Variable reward drives performance, ownership, and focus. But how you use it determines which behavior you actually strengthen. Broadly, there are three main forms, each with its own effect on motivation, collaboration, and long-term vision:

MAIN FORM #1

A clearly shared team goal and corresponding expectations

These bonuses are linked to predetermined personal goals, such as revenue, customer satisfaction, or project results. The objective is clear: to encourage employees to perform to the maximum at the individual level.
Advantages:

  • Increases focus on short-term results
  • Strengthens ownership and personal responsibility
  • Ensures concrete rewards for measurable success

Risks:

  • Can undermine collaboration and team behavior
  • Encourages short-term thinking at the expense of strategic goals
  • May decrease intrinsic motivation if too much emphasis is placed on external reward

Cultural fit:
Fits well with organizations that hold speed and results in high regard (Achievement Culture) or customer-oriented organizations where individual contribution to customer impact counts (Customer-centric Culture).

MAIN FORM #2

A clearly shared team goal and corresponding expectations

These bonuses are linked to predetermined personal goals, such as revenue, customer satisfaction, or project results. The objective is clear: to encourage employees to perform to the maximum at the individual level.
Advantages:

  • Increases focus on short-term results
  • Strengthens ownership and personal responsibility
  • Ensures concrete reward for measurable success

Risks:

  • Can undermine collaboration and team behavior
  • Encourages short-term thinking at the expense of strategic goals
  • May decrease intrinsic motivation if too much emphasis is placed on external reward

Cultural fit:
Fits well with organizations that hold speed and results in high regard (Achievement Culture) or customer-oriented organizations where individual contribution to customer impact counts (Customer-centric Culture).

MAIN FORM #3

Participation schemes

Participation in the form of shares, options, or virtual ownership rights gives employees a stake in the long-term value of the company. It's less focused on immediate performance, and more on shared future perspective.

Advantages:

  • Strengthens long-term thinking and ownership
  • Stimulates innovation, engagement, and loyalty
  • Increases alignment between employee and company growth


Risks:

  • Complicated arrangements can lead to confusion or skewed perceptions
  • Less direct reward for short-term impact
  • May be perceived as unfair if access or valuation is not equal


Cultural fit:
Fits well with organizations that want to foster entrepreneurship, innovation, and risk-taking (Innovation Culture) or want to tie employees to the financial future of the company (Achievement Culture).

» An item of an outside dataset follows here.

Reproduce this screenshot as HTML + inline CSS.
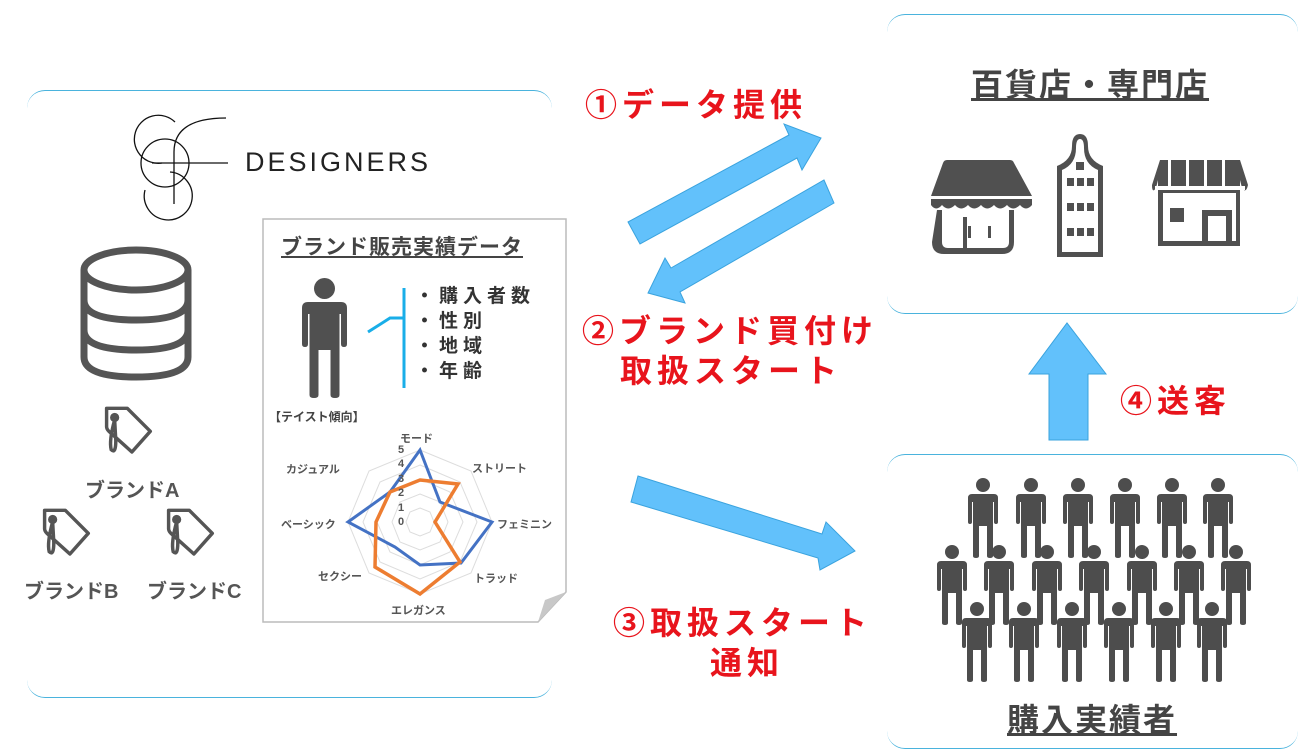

Variable reward is therefore not only a financial choice, but also a cultural one

It influences how people behave, where they set their focus, and how they relate to each other and the organization. That's why it's crucial that this form of reward aligns with your strategic direction and your desired Cultural DNA.

WRAPPING UP:

A well-designed reward strategy is not an end point, but a foundation. It forms the behavioral compass of your organization—and therefore a direct building block for your Cultural DNA.
Translating your mission and culture into a suitable combination of fixed salary, secondary benefits, and variable rewards always requires customization. But that's exactly why it's valuable to understand how different cultural archetypes in practice translate into different reward emphases.

Because if you know what behavior you want to strengthen, it also becomes clear how to reward.